A casa de Morales foi invadida por uma turba formada por gente branca, de classe média e rica, que ridicularizou a falta de bom gosto e a pobreza dos tênis usados pelo mandatário boliviano pelas mídias sociais. Os militantes também agrediram políticos do MAS como a prefeita de Vinto, Patricia Arce Guzmán, que teve seus cabelos cortados, foi coberta de tinta vermelha e ficou descalça enquanto era agredida pelos manifestantes. Os líderes militares forçaram Morales e seu vice, Alvaro Liñera, a sair do país e a senadora Jeanine Áñez se autoproclamou presidente sem se submeter à aprovação do Congresso. Obviamente, seu governo foi reconhecido imediatamente pelos Estados Unidos.

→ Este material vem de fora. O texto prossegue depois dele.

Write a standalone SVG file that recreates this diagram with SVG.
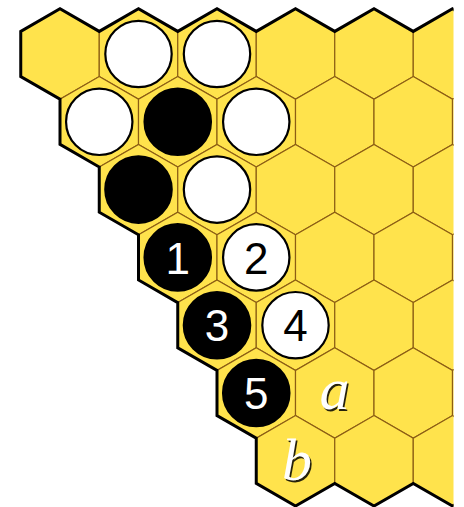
<svg xmlns="http://www.w3.org/2000/svg" xmlns:xlink="http://www.w3.org/1999/xlink" width="464" height="507" viewBox="0 0 464 507">
<style>
.cell{fill:#FFE34C;stroke:#8C5E14;stroke-width:1.2}
.edge{fill:none;stroke:#000;stroke-width:3;stroke-linejoin:miter}
.ws{fill:#fff;stroke:#000;stroke-width:2.2}
.bs{fill:#000;stroke:#000;stroke-width:2.2}
.numw{font-family:"Liberation Sans",Arial,sans-serif;font-size:44px;fill:#fff;text-anchor:middle}
.numb{font-family:"Liberation Sans",Arial,sans-serif;font-size:44px;fill:#000;text-anchor:middle}
.lab{font-family:"Liberation Serif","Times New Roman",serif;font-style:italic;font-size:60px;text-anchor:middle}
.sh{fill:#000;opacity:0.85}
.lw{fill:#fff}
</style>
<defs>
<polygon id="hex" class="cell" points="0,-45.2 39.25,-22.6 39.25,22.6 0,45.2 -39.25,22.6 -39.25,-22.6"/>
<clipPath id="clip"><rect x="0" y="0" width="453.5" height="507"/></clipPath>
</defs>
<g clip-path="url(#clip)">
<g id="board">
<use xlink:href="#hex" x="60" y="54"/><use xlink:href="#hex" x="138.5" y="54"/><use xlink:href="#hex" x="217" y="54"/><use xlink:href="#hex" x="295.5" y="54"/><use xlink:href="#hex" x="374" y="54"/><use xlink:href="#hex" x="452.5" y="54"/>
<use xlink:href="#hex" x="99.25" y="121.8"/><use xlink:href="#hex" x="177.75" y="121.8"/><use xlink:href="#hex" x="256.25" y="121.8"/><use xlink:href="#hex" x="334.75" y="121.8"/><use xlink:href="#hex" x="413.25" y="121.8"/><use xlink:href="#hex" x="491.75" y="121.8"/>
<use xlink:href="#hex" x="138.5" y="189.6"/><use xlink:href="#hex" x="217" y="189.6"/><use xlink:href="#hex" x="295.5" y="189.6"/><use xlink:href="#hex" x="374" y="189.6"/><use xlink:href="#hex" x="452.5" y="189.6"/>
<use xlink:href="#hex" x="177.75" y="257.4"/><use xlink:href="#hex" x="256.25" y="257.4"/><use xlink:href="#hex" x="334.75" y="257.4"/><use xlink:href="#hex" x="413.25" y="257.4"/><use xlink:href="#hex" x="491.75" y="257.4"/>
<use xlink:href="#hex" x="217" y="325.2"/><use xlink:href="#hex" x="295.5" y="325.2"/><use xlink:href="#hex" x="374" y="325.2"/><use xlink:href="#hex" x="452.5" y="325.2"/>
<use xlink:href="#hex" x="256.25" y="393"/><use xlink:href="#hex" x="334.75" y="393"/><use xlink:href="#hex" x="413.25" y="393"/><use xlink:href="#hex" x="491.75" y="393"/>
<use xlink:href="#hex" x="295.5" y="460.8"/><use xlink:href="#hex" x="374" y="460.8"/><use xlink:href="#hex" x="452.5" y="460.8"/>
</g>
<path id="border" class="edge" d="M491.75,31.4 L452.5,8.8 L413.25,31.4 L374,8.8 L334.75,31.4 L295.5,8.8 L256.25,31.4 L217,8.8 L177.75,31.4 L138.5,8.8 L99.25,31.4 L60,8.8 L20.75,31.4 L20.75,76.6 L60,99.2 L60,144.4 L99.25,167 L99.25,212.2 L138.5,234.8 L138.5,280 L177.75,302.6 L177.75,347.8 L217,370.4 L217,415.6 L256.25,438.2 L256.25,483.4 L295.5,506 L334.75,483.4 L374,506 L413.25,483.4 L452.5,506 L491.75,483.4"/>
</g>
<g id="stones">
<g id="w1"><circle class="ws" cx="138.5" cy="54" r="33.2"/></g>
<g id="w2"><circle class="ws" cx="217" cy="54" r="33.2"/></g>
<g id="w3"><circle class="ws" cx="99.25" cy="121.8" r="33.2"/></g>
<g id="b1"><circle class="bs" cx="177.75" cy="121.8" r="33.2"/></g>
<g id="w4"><circle class="ws" cx="256.25" cy="121.8" r="33.2"/></g>
<g id="b2"><circle class="bs" cx="138.5" cy="189.6" r="33.2"/></g>
<g id="w5"><circle class="ws" cx="217" cy="189.6" r="33.2"/></g>
<g id="move1"><circle class="bs" cx="177.75" cy="257.4" r="33.2"/><text class="numw" x="177.75" y="273.5">1</text></g>
<g id="move2"><circle class="ws" cx="256.25" cy="257.4" r="33.2"/><text class="numb" x="256.25" y="273.5">2</text></g>
<g id="move3"><circle class="bs" cx="217" cy="325.2" r="33.2"/><text class="numw" x="217" y="341.3">3</text></g>
<g id="move4"><circle class="ws" cx="295.5" cy="325.2" r="33.2"/><text class="numb" x="295.5" y="341.3">4</text></g>
<g id="move5"><circle class="bs" cx="256.25" cy="393" r="33.2"/><text class="numw" x="256.25" y="409.1">5</text></g>
</g>
<g id="label-a"><text class="lab sh" x="336" y="410.5">a</text><text class="lab lw" x="334.5" y="409">a</text></g>
<g id="label-b"><text class="lab sh" x="298.5" y="481.5">b</text><text class="lab lw" x="297" y="480">b</text></g>
</svg>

Tempos depois, ao ser provocado no Twitter sobre seu envolvimento no financiamento do golpe na Bolívia, rica em lítio (material necessário para baterias usadas em automóveis elétricos), o empresário Elon Musk confirmou:

— Vamos dar golpe em quem quisermos! Lide com isso.

Com o golpe consolidado, a OEA divulgou seu parecer: as eleições foram limpas, mas a candidatura de Morales não era legítima. O Centre Carter que anunciou seu relatório logo depois do pleito confirmou que não houve fraudes, o que mostra que observadores internacionais independentes são mais confiáveis. Infelizmente, 38 pessoas ligadas ao MAS  foram assassinadas (segundo investigação da OEA, fontes locais apontam para mais de 100, com 400 feridos).

Em função destas manipulações, países como a Rússia, que terá eleição presidencial em março, preferem recorrer apenas a organizações e observadores independentes. Os Estados Unidos, ao que indicam as pesquisas, terá que escolher entre o atual presidente Joe Biden e Donald Trump, que lhe antecedeu na Casa Branca. Será mais uma disputa sem qualquer fiscalização em um sistema eleitoral obsoleto que permite fraudes.